I had a rich friend named Mickey whose Mom lived in New York.
He’d go visit her every other month and come back to Charleston
with a copy of the Village Voice.
I read the fags in Greenwich Village was forming up an army to fight
It suddenly hit me: if straight can bash queers, queers can bash straights.
I was still pissed about that guy trying to shoot me at Battery Park.
I told Mickey what I was thinking and he said. “Let’s do it!”
We each strapped wide spiked belts around our waists.
Then we drove out to a tore up old convent and loaded the trunk of Mickey’s Impala with bricks.
That night we did a slow cruise around the Battery.

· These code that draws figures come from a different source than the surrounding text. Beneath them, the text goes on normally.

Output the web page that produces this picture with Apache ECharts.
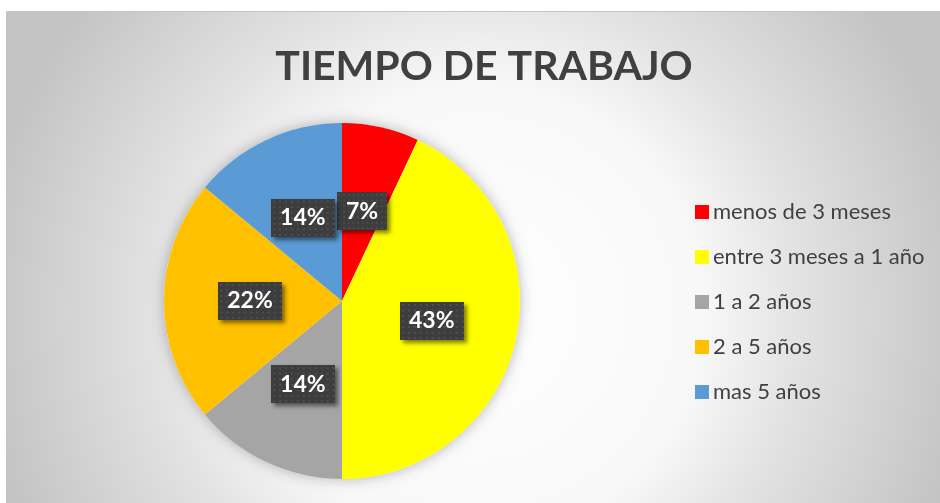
<!DOCTYPE html>
<html>
<head>
<meta charset="utf-8">
<script src="https://cdn.jsdelivr.net/npm/echarts@6/dist/echarts.min.js"></script>
<style>
  html, body { margin: 0; padding: 0; background: #fff; }
  #chart { width: 940px; height: 503px; }
</style>
</head>
<body>
<div id="chart"></div>
<script>
var categories = ['menos de 3 meses', 'entre 3 meses a 1 año', '1 a 2 años', '2 a 5 años', 'mas 5 años'];
var percents = [7, 43, 14, 22, 14];
var colors = ['#ff0000', '#ffff00', '#a5a5a5', '#ffc000', '#5b9bd5'];

// dotted dark box used behind the data labels
function dotted(w, h) {
  var c = document.createElement('canvas');
  c.width = w; c.height = h;
  var ctx = c.getContext('2d');
  ctx.fillStyle = '#3d3d3d';
  ctx.fillRect(0, 0, w, h);
  ctx.fillStyle = '#4f4f4f';
  for (var y = 2; y < h; y += 6) {
    for (var x = 2; x < w; x += 6) {
      ctx.fillRect(x, y, 2, 2);
    }
  }
  return c;
}
var labelBg = dotted(64, 41);

var pieData = [];
for (var i = 0; i < categories.length; i++) {
  pieData.push({ name: categories[i], value: percents[i], itemStyle: { color: colors[i] } });
}

var chart = echarts.init(document.getElementById('chart'));

var option = {
  animation: false,
  graphic: [{
    type: 'rect',
    z: -10,
    silent: true,
    shape: { x: 6.5, y: 11.5, width: 940, height: 500 },
    style: {
      fill: new echarts.graphic.RadialGradient(0.5, 0.6, 1.0, [
        { offset: 0, color: '#ffffff' },
        { offset: 0.45, color: '#f8f8f8' },
        { offset: 0.65, color: '#e2e2e2' },
        { offset: 1, color: '#c3c3c3' }
      ]),
      stroke: '#c4c4c4',
      lineWidth: 1
    }
  }],
  title: {
    text: 'TIEMPO DE TRABAJO',
    left: 479,
    textAlign: 'center',
    top: 37,
    textStyle: {
      fontFamily: 'Lato',
      fontWeight: 'bold',
      fontSize: 41,
      lineHeight: 50,
      color: '#404040'
    }
  },
  legend: {
    data: categories,
    orient: 'vertical',
    left: 690,
    top: 195,
    icon: 'rect',
    itemWidth: 14,
    itemHeight: 14,
    itemGap: 21,
    textStyle: {
      fontFamily: 'Lato',
      fontSize: 22,
      lineHeight: 24,
      color: '#404040',
      padding: [0, 0, 0, -1]
    }
  },
  series: [
    {
      type: 'pie',
      silent: true,
      z: 1,
      center: [342, 301],
      radius: 178,
      label: { show: false },
      labelLine: { show: false },
      itemStyle: {
        color: '#ffffff',
        shadowBlur: 14,
        shadowColor: 'rgba(0,0,0,0.28)'
      },
      data: [{ value: 100 }]
    },
    {
      name: 'Tiempo de trabajo',
      type: 'pie',
      z: 2,
      center: [342, 301],
      radius: 178,
      startAngle: 90,
      clockwise: true,
      itemStyle: { borderWidth: 0 },
      label: {
        show: true,
        position: 'inside',
        formatter: '{c}%',
        fontFamily: 'Lato',
        fontWeight: 'bold',
        fontSize: 23,
        color: '#ffffff',
        backgroundColor: { image: labelBg },
        padding: [8, 9, 7, 9],
        shadowColor: 'rgba(0,0,0,0.5)',
        shadowBlur: 4,
        shadowOffsetX: 3,
        shadowOffsetY: 3
      },
      labelLine: { show: false },
      data: pieData
    }
  ]
};

chart.setOption(option);
</script>
</body>
</html>
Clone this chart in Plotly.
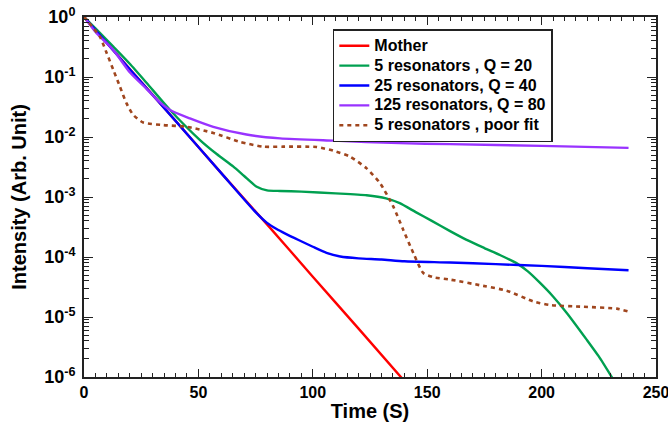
import plotly.graph_objects as go

# ---- data ----
t_mother = [0, 20, 40, 60, 80, 100, 120, 139]
i_mother = [1, 0.136, 0.0186, 2.5e-3, 3.5e-4, 4.7e-5, 6.4e-6, 9.5e-7]

t_q20 = [0, 5, 12.8, 20, 27.4, 37.6, 50.7, 58, 65.3, 70, 75.5, 80, 85.7, 95, 110,
         123.5, 132, 138, 145, 152, 160, 167, 175, 182, 189, 194, 199, 205, 211,
         219.7, 225, 231]
i_q20 = [1, 0.646, 0.32, 0.166, 0.0794, 0.0282, 8.9e-3, 5.2e-3, 3.2e-3, 2.24e-3,
         1.48e-3, 1.29e-3, 1.26e-3, 1.23e-3, 1.15e-3, 1.07e-3, 9.5e-4, 7.9e-4,
         5.6e-4, 4.0e-4, 2.7e-4, 1.95e-4, 1.41e-4, 1.07e-4, 7.9e-5, 5.75e-5, 3.8e-5,
         2.2e-5, 1.17e-5, 4.2e-6, 2.2e-6, 9.5e-7]

t_q40 = [0, 20, 40, 60, 75, 80, 84, 88, 94, 100, 106, 112, 120, 130, 140, 160,
         180, 200, 220, 238]
i_q40 = [1, 0.135, 0.0186, 2.5e-3, 5.6e-4, 3.7e-4, 2.95e-4, 2.45e-4, 1.9e-4,
         1.48e-4, 1.17e-4, 1.02e-4, 9.5e-5, 9.1e-5, 8.5e-5, 8.1e-5, 7.6e-5,
         7.1e-5, 6.5e-5, 6.0e-5]

t_q80 = [0, 5.5, 12.8, 20, 27.4, 32, 37.6, 46.3, 56.5, 71, 85.7, 109, 138, 160, 200, 238]
i_q80 = [1, 0.537, 0.282, 0.12, 0.063, 0.0417, 0.0282, 0.0204, 0.0148, 0.011,
         9.5e-3, 8.7e-3, 7.9e-3, 7.6e-3, 7.1e-3, 6.6e-3]

t_poor = [0, 1.2, 4, 7, 9.9, 12.8, 15.7, 18.6, 21.5, 25.9, 34.7, 44.8, 56.5, 68.2,
          78.4, 87, 101.7, 109, 116.3, 123.5, 129.4, 135.2, 139.6, 144, 148.3,
          152.7, 160, 174.5, 184.7, 196.4, 203.7, 218.2, 232.8, 238]
i_poor = [1, 0.89, 0.66, 0.468, 0.251, 0.132, 0.0692, 0.0363, 0.0234, 0.0174,
          0.0158, 0.0148, 0.0117, 8.3e-3, 6.9e-3, 6.9e-3, 6.8e-3, 5.9e-3, 4.7e-3,
          3.0e-3, 1.7e-3, 6.9e-4, 2.8e-4, 1.15e-4, 5.4e-5, 4.6e-5, 4.2e-5, 3.3e-5,
          2.75e-5, 1.82e-5, 1.58e-5, 1.48e-5, 1.38e-5, 1.23e-5]

y_tick_vals = [1, 1e-1, 1e-2, 1e-3, 1e-4, 1e-5, 1e-6]
y_tick_text = ["10<sup>0</sup>", "10<sup>-1</sup>", "10<sup>-2</sup>", "10<sup>-3</sup>",
               "10<sup>-4</sup>", "10<sup>-5</sup>", "10<sup>-6</sup>"]
x_tick_vals = [0, 50, 100, 150, 200, 250]

names = ["Mother", "5 resonators , Q = 20", "25 resonators, Q = 40",
         "125 resonators, Q = 80", "5 resonators , poor fit"]

# ---- figure ----
fig = go.Figure()
series = [
    (t_mother, i_mother, "#FF0000", None),
    (t_q20, i_q20, "#00A050", None),
    (t_q40, i_q40, "#0000FF", None),
    (t_q80, i_q80, "#9933FF", None),
    (t_poor, i_poor, "#A0461E", "4px,4px"),
]
for (tx, iy, col, dash), nm in zip(series, names):
    fig.add_trace(go.Scatter(
        x=tx, y=iy, mode="lines",
        name="<span style='font-size:16px'>" + nm + "</span>",
        line=dict(color=col, width=2.6 if dash else 2.4, dash=dash,
                  shape="spline", smoothing=0.6),
    ))

minor_y = []
for e in range(0, 6):
    for m in range(2, 10):
        minor_y.append(m * 10 ** (-(e + 1)))

font_fam = "Liberation Sans, Arial, sans-serif"
fig.update_layout(
    width=668, height=430,
    margin=dict(l=84, r=12, t=17, b=53),
    paper_bgcolor="white", plot_bgcolor="white",
    font=dict(family=font_fam, color="black"),
    showlegend=True,
    legend=dict(
        x=0.435, y=0.966, xanchor="left", yanchor="top",
        bgcolor="white", bordercolor="#222222", borderwidth=1.5,
        font=dict(size=13, family=font_fam, weight="bold", color="black"),
        tracegroupgap=0, itemwidth=30,
    ),
    xaxis=dict(
        range=[0, 250], tickvals=x_tick_vals, automargin=False,
        ticklabeloverflow="allow",
        ticks="inside", ticklen=8, tickwidth=1.3, tickcolor="#222222",
        showline=True, linecolor="#222222", linewidth=2, mirror="ticks",
        showgrid=False, zeroline=False,
        tickfont=dict(size=16, family=font_fam, weight="bold"),
        minor=dict(dtick=5, ticks="inside", ticklen=4, tickwidth=1.2,
                   tickcolor="#222222", showgrid=False),
        title=dict(text="Time (S)", font=dict(size=20, family=font_fam, weight="bold"),
                   standoff=4),
    ),
    yaxis=dict(
        type="log", range=[-6, 0], tickvals=y_tick_vals, ticktext=y_tick_text,
        automargin=False, ticklabelstandoff=3, ticklabeloverflow="allow",
        ticks="inside", ticklen=9, tickwidth=1.3, tickcolor="#222222",
        showline=True, linecolor="#222222", linewidth=2, mirror="ticks",
        showgrid=False, zeroline=False,
        tickfont=dict(size=18, family=font_fam, weight="bold"),
        minor=dict(tickmode="array", tickvals=minor_y, ticks="inside", ticklen=5,
                   tickwidth=1.2, tickcolor="#222222", showgrid=False),
        title=dict(text="Intensity (Arb. Unit)",
                   font=dict(size=20, family=font_fam, weight="bold"), standoff=12),
    ),
)

# remove the default 8px page margin so the figure fills the window exactly
fig.write_html("out.html", config={"displayModeBar": False},
               post_script="document.body.style.margin='0px';")
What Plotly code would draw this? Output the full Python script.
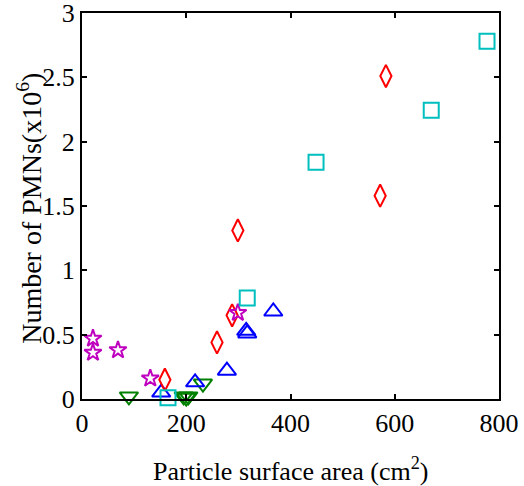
import plotly.graph_objects as go

# Data
sq_x = [165, 317, 449, 670, 777]
sq_y = [0.01, 0.785, 1.84, 2.245, 2.78]

dia_x = [159, 259, 288, 299, 572, 583]
dia_y = [0.15, 0.44, 0.65, 1.31, 1.58, 2.51]

tri_x = [152, 217, 278, 315, 317, 367]
tri_y = [0.05, 0.13, 0.22, 0.53, 0.51, 0.68]

dtri_x = [90, 195, 200, 204, 232]
dtri_y = [0.02, 0.02, 0.01, 0.02, 0.12]

star_x = [21, 21, 69, 131, 299]
star_y = [0.47, 0.36, 0.38, 0.16, 0.67]

x_ticks = [0, 200, 400, 600, 800]
y_ticks = [0, 0.5, 1, 1.5, 2, 2.5, 3]
y_tick_text = ["0", "0.5", "1", "1.5", "2", "2.5", "3"]

FONT = "Liberation Serif, Times New Roman, serif"

fig = go.Figure()

def add(x, y, symbol, color, size):
    fig.add_trace(go.Scatter(
        x=x, y=y, mode="markers", cliponaxis=False, showlegend=False,
        marker=dict(symbol=symbol, size=size, color=color,
                    line=dict(color=color, width=2)),
    ))

add(dtri_x, dtri_y, "triangle-down-open", "#008000", 16)
add(tri_x, tri_y, "triangle-up-open", "#0000FF", 16)
add(dia_x, dia_y, "diamond-tall-open", "#FF0000", 16)
add(star_x, star_y, "star-open", "#BF00BF", 13)
add(sq_x, sq_y, "square-open", "#00BFBF", 15)

axis_common = dict(
    showline=True, linecolor="black", linewidth=2, mirror="ticks",
    ticks="inside", ticklen=5, tickwidth=1.5, tickcolor="black",
    showgrid=False, zeroline=False, automargin=False,
    ticklabeloverflow="allow",
    tickfont=dict(family=FONT, size=26, color="black"),
)

fig.update_xaxes(range=[0, 800], tickvals=x_ticks, **axis_common)
fig.update_yaxes(range=[0, 3], tickvals=y_ticks, ticktext=y_tick_text,
                 **axis_common)

fig.add_annotation(
    text="Particle surface area (cm<sup>2</sup>)", xref="paper", yref="paper",
    x=0.5, y=-0.231, xanchor="center", yanchor="bottom",
    showarrow=False, font=dict(family=FONT, size=26, color="black"),
)

fig.add_annotation(
    text="Number of PMNs(x10<sup>6</sup>)", xref="paper", yref="paper",
    x=-0.125, y=0.495, xanchor="center", yanchor="middle", textangle=-90,
    showarrow=False, font=dict(family=FONT, size=28, color="black"),
)

fig.update_layout(
    width=524, height=486,
    margin=dict(l=82, r=25, t=13, b=87),
    plot_bgcolor="white", paper_bgcolor="white",
)

fig.write_html("out.html")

We watched a couple of known fag bashers enter the park.
Mickey swished by himself into the darkest part of Battery Park and when they followed him I snuck up and BAM! They got it with bricks!
We did that every day for a week and that Summer the Battery was safe for faggots!
Eclair Acuda Bandersnatch
There was only one gay bar in Charleston.
It was lost in a back ally behind the Old Slave Market.
At the Stardust gay folks got married.
An alcoholic ex-priest named Mother Rachel presided.
One guy wore a gown and the other wore a tux.
At the Stardust the Queen of Hearts Drag Pageant was a major event.
Drag Queens shopped for weeks and scandalized every dress shop on King Street.
On the big night the butch dykes wore three-piece suits and their wives wore gowns.
Mother Superior was always the emcee and he’d open every show with a report on where the vice cops were lurking that night:
“The Greyhound bus station is just hoppin’ with Vice! So ya’all be careful–OK?”
There was this one drag queen that always lip synced “ My Life.”
At the end of the song he would defiantly sing in his real voice: “This is myiiiiiiiiii life!
Then he’d rip off his wig and fling it into the audience.
At the end Mother Rachel had everyone in the bar joined hands and sang, “ There’s a Place for us.”